__PROBLEM TO SOLVE__
Go through the records below from the first line and print each one exactly, stopping after the line that contains "const totalFeeLabelDy = [-45,-42,-25,-120,-100,-52];". Do not print pictures or anything past that line.
====== SUPPLIED RECORDS
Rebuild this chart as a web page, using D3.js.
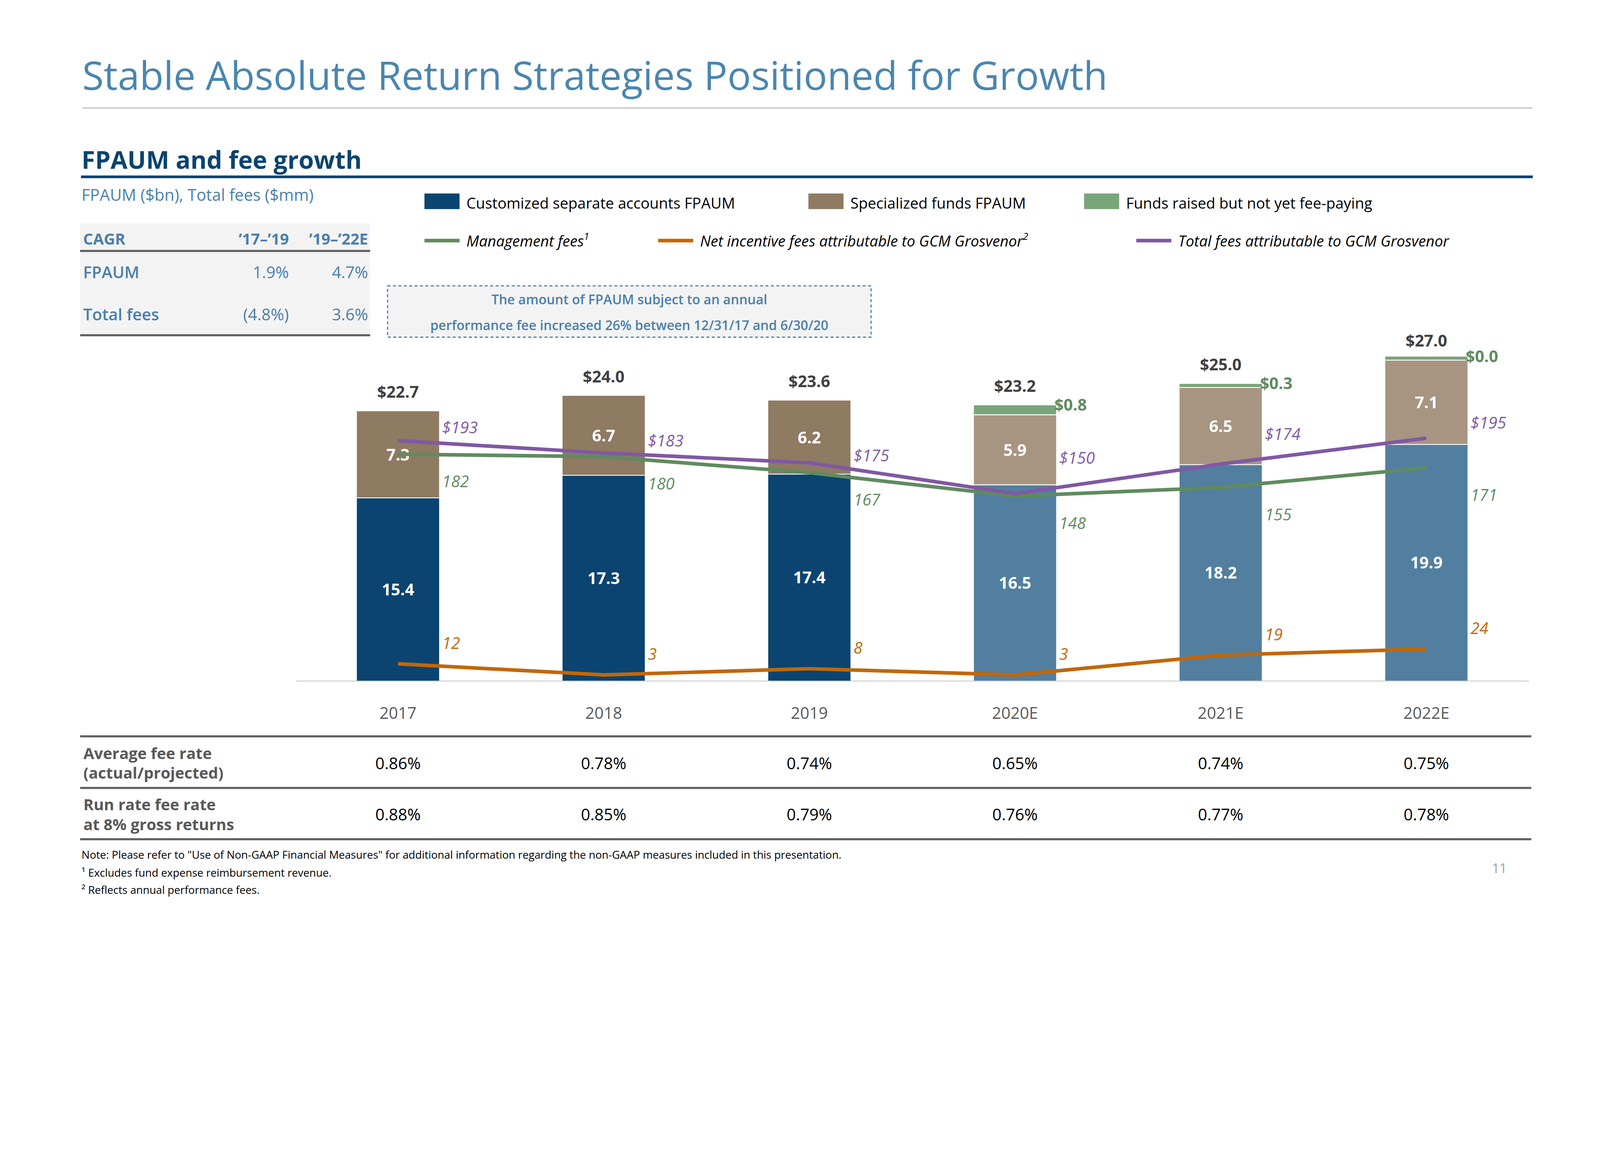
<!DOCTYPE html>
<html><head><meta charset="utf-8">
<script src="https://cdn.jsdelivr.net/npm/d3@7"></script>
<style>html,body{margin:0;padding:0;background:#fff;overflow:hidden}svg{display:block;font-family:"Open Sans",sans-serif}</style>
</head><body><svg id="c" viewBox="0 0 5334 3000" preserveAspectRatio="xMinYMin meet" style="width:100vw;height:100vh"></svg>
<script>
const years = ["2017","2018","2019","2020E","2021E","2022E"];
const estimated = [false,false,false,true,true,true];
const customized = [15.4,17.3,17.4,16.5,18.2,19.9];
const specialized = [7.3,6.7,6.2,5.9,6.5,7.1];
const raised = [null,null,null,0.8,0.3,0.0];
const totals = [22.7,24.0,23.6,23.2,25.0,27.0];
const mgmtFees = [182,180,167,148,155,171];
const incentiveFees = [12,3,8,3,19,24];
const totalFees = [193,183,175,150,174,195];
const avgFeeRate = ["0.86%","0.78%","0.74%","0.65%","0.74%","0.75%"];
const runRateFee = ["0.88%","0.85%","0.79%","0.76%","0.77%","0.78%"];
const cagrHeader = ["CAGR","’17–’19","’19–’22E"];
const cagrRows = [["FPAUM","1.9%","4.7%"],["Total fees","(4.8%)","3.6%"]];
const totalFeeLabelDy = [-45,-42,-25,-120,-100,-52];

const svg = d3.select("#c");
const F = '"Open Sans",sans-serif';
const navy="#0b4470", navyL="#527f9f", brown="#8f7a62", brownL="#a79582", gRaise="#7aa57a";
const cGreen="#5f8b5f", cOrange="#c26708", cPurple="#8058a3";
const blueT="#4a7fab";

svg.append("text").attr("x",274).attr("y",300).attr("font-size",131).attr("fill","#4a86b0").text("Stable Absolute Return Strategies Positioned for Growth");
svg.append("line").attr("x1",274).attr("x2",5108).attr("y1",360).attr("y2",360).attr("stroke","#c0c0c0").attr("stroke-width",4);
svg.append("text").attr("x",272).attr("y",562).attr("font-size",82).attr("font-weight",700).attr("fill",navy).text("FPAUM and fee growth");
svg.append("rect").attr("x",270).attr("y",585).attr("width",4840).attr("height",9).attr("fill",navy);
svg.append("text").attr("x",272).attr("y",670).attr("font-size",54).attr("fill",blueT).text("FPAUM ($bn), Total fees ($mm)");

svg.append("rect").attr("x",267).attr("y",745).attr("width",967).attr("height",373).attr("fill","#f3f3f3");
const colX=[277,963,1227];
cagrHeader.forEach((t,i)=>svg.append("text").attr("x",colX[i]).attr("y",815).attr("text-anchor",i?"end":"start").attr("font-size",52).attr("font-weight",700).attr("fill",blueT).text(t));
svg.append("rect").attr("x",267).attr("y",833).attr("width",967).attr("height",7).attr("fill","#606060");
cagrRows.forEach((r,j)=>r.forEach((t,i)=>svg.append("text").attr("x",colX[i]).attr("y",927+j*141).attr("text-anchor",i?"end":"start").attr("font-size",54).attr("font-weight",i?400:600).attr("fill",blueT).text(t)));
svg.append("rect").attr("x",267).attr("y",1114).attr("width",967).attr("height",7).attr("fill","#606060");

svg.append("rect").attr("x",1292).attr("y",953).attr("width",1612).attr("height",171).attr("fill","#f3f3f3").attr("stroke","#4a86b8").attr("stroke-width",4).attr("stroke-dasharray","10,8");
svg.append("text").attr("x",2098).attr("y",1015).attr("text-anchor","middle").attr("font-size",44).attr("font-weight",600).attr("fill",blueT).text("The amount of FPAUM subject to an annual");
svg.append("text").attr("x",2098).attr("y",1100).attr("text-anchor","middle").attr("font-size",44).attr("font-weight",600).attr("fill",blueT).text("performance fee increased 26% between 12/31/17 and 6/30/20");

const lg=[{x:1415,y:675,t:"Customized separate accounts FPAUM",c:navy,box:1},{x:2695,y:675,t:"Specialized funds FPAUM",c:brown,box:1},{x:3614,y:675,t:"Funds raised but not yet fee-paying",c:gRaise,box:1},
{x:1415,y:802,t:"Management fees",sup:"1",c:cGreen},{x:2194,y:802,t:"Net incentive fees attributable to GCM Grosvenor",sup:"2",c:cOrange},{x:3788,y:802,t:"Total fees attributable to GCM Grosvenor",c:cPurple}];
lg.forEach(d=>{
  if(d.box) svg.append("rect").attr("x",d.x).attr("y",d.y-30).attr("width",117).attr("height",52).attr("fill",d.c);
  else svg.append("rect").attr("x",d.x).attr("y",d.y-6).attr("width",117).attr("height",12).attr("fill",d.c);
  const t=svg.append("text").attr("x",d.x+140).attr("y",d.y+20).attr("font-size",50).attr("fill","#000").attr("font-style",d.box?"normal":"italic").text(d.t);
  if(d.sup) t.append("tspan").attr("font-size",32).attr("dy",-22).text(d.sup);
});

const x=d3.scaleBand().domain(years).range([984,5098]).paddingInner(0.6).paddingOuter(0.3);
const y=d3.scaleLinear().domain([0,27]).range([2269,2269-27*39.57]);
const yf=d3.scaleLinear().domain([0,200]).range([2262,2262-200*4.11]);
svg.append("line").attr("x1",987).attr("x2",5097).attr("y1",2270).attr("y2",2270).attr("stroke","#d9d9d9").attr("stroke-width",4);
const xa=svg.append("g").attr("transform","translate(0,2270)").call(d3.axisBottom(x).tickSize(0).tickPadding(88));
xa.select(".domain").remove();
xa.selectAll("text").attr("font-size",54).attr("fill","#595959").attr("font-family",F);

years.forEach((yr,i)=>{
  const bx=x(yr), bw=x.bandwidth(), cx=bx+bw/2;
  const c1=estimated[i]?navyL:navy, c2=estimated[i]?brownL:brown;
  svg.append("rect").attr("x",bx).attr("y",y(customized[i])).attr("width",bw).attr("height",y(0)-y(customized[i])).attr("fill",c1);
  const s1=customized[i]+specialized[i];
  svg.append("rect").attr("x",bx).attr("y",y(s1)).attr("width",bw).attr("height",y(customized[i])-y(s1)).attr("fill",c2);
  svg.append("line").attr("x1",bx).attr("x2",bx+bw).attr("y1",y(customized[i])).attr("y2",y(customized[i])).attr("stroke","#fff").attr("stroke-width",3);
  if(raised[i]!==null){
    const h=Math.max(y(s1)-y(s1+raised[i]),12);
    svg.append("rect").attr("x",bx).attr("y",y(s1)-h).attr("width",bw).attr("height",h).attr("fill",gRaise);
    svg.append("line").attr("x1",bx).attr("x2",bx+bw).attr("y1",y(s1)).attr("y2",y(s1)).attr("stroke","#fff").attr("stroke-width",3);
    svg.append("text").attr("x",bx+bw-6).attr("y",y(s1)-h+18).attr("font-size",54).attr("font-weight",700).attr("fill",cGreen).text("$"+raised[i].toFixed(1));
  }
  svg.append("text").attr("x",cx).attr("y",y(totals[i])-45).attr("text-anchor","middle").attr("font-size",54).attr("font-weight",700).attr("fill","#404040").text("$"+totals[i].toFixed(1));
  svg.append("text").attr("x",cx).attr("y",(y(0)+y(customized[i]))/2+20).attr("text-anchor","middle").attr("font-size",54).attr("font-weight",700).attr("fill","#fff").text(customized[i].toFixed(1));
  svg.append("text").attr("x",cx).attr("y",(y(customized[i])+y(s1))/2+20).attr("text-anchor","middle").attr("font-size",54).attr("font-weight",700).attr("fill","#fff").text(specialized[i].toFixed(1));
});

const line=(arr)=>d3.line().x((d,i)=>x(years[i])+x.bandwidth()/2).y(d=>yf(d))(arr);
[[mgmtFees,cGreen],[incentiveFees,cOrange],[totalFees,cPurple]].forEach(([a,c])=>svg.append("path").attr("d",line(a)).attr("fill","none").attr("stroke",c).attr("stroke-width",12));
const lx=i=>x(years[i])+x.bandwidth()+10;
years.forEach((yr,i)=>{
  svg.append("text").attr("x",lx(i)).attr("y",yf(mgmtFees[i])+110).attr("font-size",54).attr("font-style","italic").attr("fill",cGreen).text(mgmtFees[i]);
  svg.append("text").attr("x",lx(i)).attr("y",yf(totalFees[i])+totalFeeLabelDy[i]+20).attr("font-size",54).attr("font-style","italic").attr("fill",cPurple).text("$"+totalFees[i]);
  svg.append("text").attr("x",lx(i)).attr("y",yf(incentiveFees[i])-50).attr("font-size",54).attr("font-style","italic").attr("fill",cOrange).text(incentiveFees[i]);
});

[2454,2626,2797].forEach(v=>svg.append("rect").attr("x",267).attr("y",v-3).attr("width",4838).attr("height",7).attr("fill","#606060"));
const rows=[[["Average fee rate","(actual/projected)"],avgFeeRate,2544],[["Run rate fee rate","at 8% gross returns"],runRateFee,2715]];
rows.forEach(([lab,vals,yy])=>{
  lab.forEach((t,k)=>svg.append("text").attr("x",278).attr("y",yy-14+k*66).attr("font-size",52).attr("font-weight",700).attr("fill","#595959").text(t));
  vals.forEach((v,i)=>svg.append("text").attr("x",x(years[i])+x.bandwidth()/2).attr("y",yy+20).attr("text-anchor","middle").attr("font-size",54).attr("fill","#000").text(v));
});
const notes=[['Note: Please refer to "Use of Non-GAAP Financial Measures" for additional information regarding the non-GAAP measures included in this presentation.',2862],["¹ Excludes fund expense reimbursement revenue.",2922],["² Reflects annual performance fees.",2980]];
notes.forEach(([t,yy])=>svg.append("text").attr("x",272).attr("y",yy).attr("font-size",36).attr("fill","#000").text(t));
svg.append("text").attr("x",5024).attr("y",2910).attr("text-anchor","end").attr("font-size",44).attr("fill","#a0a0a0").text("11");
</script></body></html>
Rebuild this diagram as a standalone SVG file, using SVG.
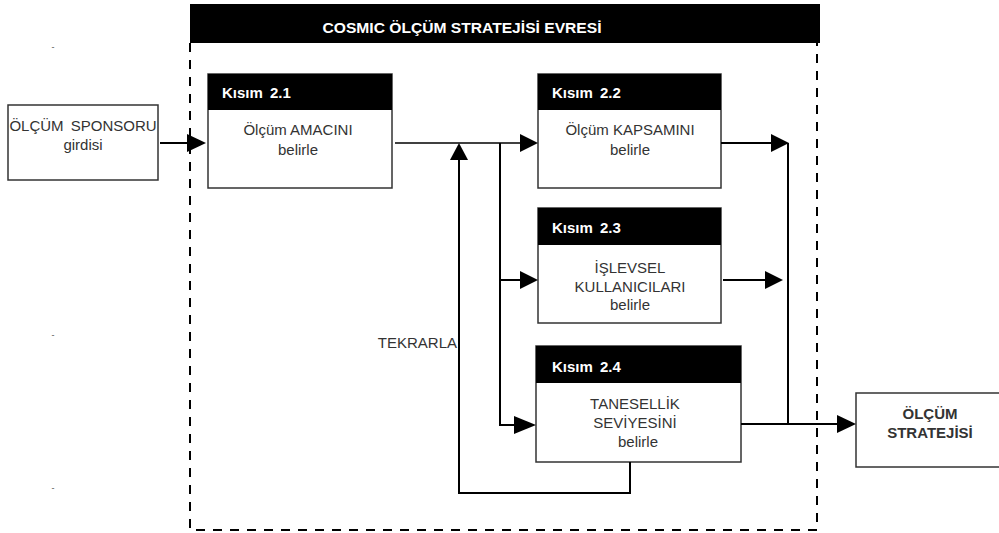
<svg xmlns="http://www.w3.org/2000/svg" width="999" height="533" viewBox="0 0 999 533">
<style>
.box{fill:#fff;stroke:#333;stroke-width:1.5}
.hdr{fill:#000}
.ht{font-family:"Liberation Sans",Arial,sans-serif;font-weight:bold;font-size:15px;fill:#fff}
.bt{font-family:"Liberation Sans",Arial,sans-serif;font-size:15px;fill:#333;text-anchor:middle}
.ln{fill:none;stroke:#000;stroke-width:2}
.thin{fill:none;stroke:#000;stroke-width:1.5}
.ah{fill:#000}
.dash{fill:none;stroke:#000;stroke-width:2;stroke-dasharray:9 8}
</style>
<rect width="999" height="533" fill="#fff"/>
<g id="marks">
<text x="53" y="50" font-family="Liberation Sans, sans-serif" font-size="9" fill="#555" text-anchor="middle">-</text>
<text x="53" y="338" font-family="Liberation Sans, sans-serif" font-size="9" fill="#555" text-anchor="middle">-</text>
<text x="53" y="491" font-family="Liberation Sans, sans-serif" font-size="9" fill="#555" text-anchor="middle">-</text>
</g>
<g id="phase">
<rect x="190" y="4" width="630" height="39" class="hdr"/>
<path d="M190 43 V530 H817 V43" class="dash"/>
<text x="462" y="33" class="ht" text-anchor="middle" textLength="279" lengthAdjust="spacingAndGlyphs">COSMIC ÖLÇÜM STRATEJİSİ EVRESİ</text>
</g>
<g id="sponsor">
<rect x="8" y="105" width="150" height="75" class="box"/>
<text x="83" y="131" class="bt" word-spacing="3">ÖLÇÜM SPONSORU</text>
<text x="83" y="150" class="bt">girdisi</text>
</g>
<g id="k21">
<rect x="208" y="74" width="184" height="114" class="box"/>
<rect x="208" y="74" width="184" height="36" class="hdr"/>
<text x="222" y="98" class="ht" word-spacing="3">Kısım 2.1</text>
<text x="298" y="135" class="bt">Ölçüm AMACINI</text>
<text x="298" y="155" class="bt">belirle</text>
</g>
<g id="k22">
<rect x="538" y="74" width="183" height="114" class="box"/>
<rect x="538" y="74" width="183" height="36" class="hdr"/>
<text x="552" y="98" class="ht" word-spacing="3">Kısım 2.2</text>
<text x="630" y="135" class="bt">Ölçüm KAPSAMINI</text>
<text x="630" y="155" class="bt">belirle</text>
</g>
<g id="k23">
<rect x="538" y="208" width="183" height="115" class="box"/>
<rect x="538" y="208" width="183" height="37" class="hdr"/>
<text x="552" y="233" class="ht" word-spacing="3">Kısım 2.3</text>
<text x="630" y="273" class="bt">İŞLEVSEL</text>
<text x="630" y="292" class="bt">KULLANICILARI</text>
<text x="630" y="310" class="bt">belirle</text>
</g>
<g id="k24">
<rect x="536" y="346" width="205" height="116" class="box"/>
<rect x="536" y="346" width="205" height="37" class="hdr"/>
<text x="552" y="372" class="ht" word-spacing="3">Kısım 2.4</text>
<text x="635" y="409" class="bt">TANESELLİK</text>
<text x="635" y="428" class="bt">SEVİYESİNİ</text>
<text x="638" y="447" class="bt">belirle</text>
</g>
<g id="output">
<rect x="856" y="393" width="160" height="74" class="box"/>
<text x="930" y="419" class="bt" font-weight="bold" fill="#222">ÖLÇÜM</text>
<text x="930" y="438" class="bt" font-weight="bold" fill="#222">STRATEJİSİ</text>
</g>
<g id="connectors">
<path d="M160 143 H189" class="ln"/>
<path d="M187 134 L206 143 L187 152 Z" class="ah"/>
<path d="M395 143 H522" class="thin"/>
<path d="M520 134 L538 143 L520 152 Z" class="ah"/>
<path d="M459 158 V493 H630 V462" class="ln"/>
<path d="M450 160 L459 143 L468 160 Z" class="ah"/>
<path d="M500 143 V425 H516" class="ln"/>
<path d="M500 280 H522" class="ln"/>
<path d="M520 271 L538 280 L520 289 Z" class="ah"/>
<path d="M514 416 L536 425 L514 434 Z" class="ah"/>
<path d="M721 143 H774" class="ln"/>
<path d="M771 134 L789 143 L771 152 Z" class="ah"/>
<path d="M788 143 V424" class="ln"/>
<path d="M723 280 H767" class="ln"/>
<path d="M765 271 L783 280 L765 289 Z" class="ah"/>
<path d="M741 424 H840" class="ln"/>
<path d="M837 415 L856 424 L837 433 Z" class="ah"/>
<text x="457" y="348" font-family="Liberation Sans, Arial, sans-serif" font-size="15" fill="#333" text-anchor="end">TEKRARLA</text>
</g>
</svg>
============
__EXPECTED ANSWER__
Rebuild this chart as a web page, using D3.js.
<!DOCTYPE html>
<html><head><meta charset="utf-8">
<script src="https://cdn.jsdelivr.net/npm/d3@7"></script>
<style>html,body{margin:0;padding:0;background:#fff;overflow:hidden}svg{display:block;font-family:"Open Sans",sans-serif}</style>
</head><body><svg id="c" viewBox="0 0 5334 3000" preserveAspectRatio="xMinYMin meet" style="width:100vw;height:100vh"></svg>
<script>
const years = ["2017","2018","2019","2020E","2021E","2022E"];
const estimated = [false,false,false,true,true,true];
const customized = [15.4,17.3,17.4,16.5,18.2,19.9];
const specialized = [7.3,6.7,6.2,5.9,6.5,7.1];
const raised = [null,null,null,0.8,0.3,0.0];
const totals = [22.7,24.0,23.6,23.2,25.0,27.0];
const mgmtFees = [182,180,167,148,155,171];
const incentiveFees = [12,3,8,3,19,24];
const totalFees = [193,183,175,150,174,195];
const avgFeeRate = ["0.86%","0.78%","0.74%","0.65%","0.74%","0.75%"];
const runRateFee = ["0.88%","0.85%","0.79%","0.76%","0.77%","0.78%"];
const cagrHeader = ["CAGR","’17–’19","’19–’22E"];
const cagrRows = [["FPAUM","1.9%","4.7%"],["Total fees","(4.8%)","3.6%"]];
const totalFeeLabelDy = [-45,-42,-25,-120,-100,-52];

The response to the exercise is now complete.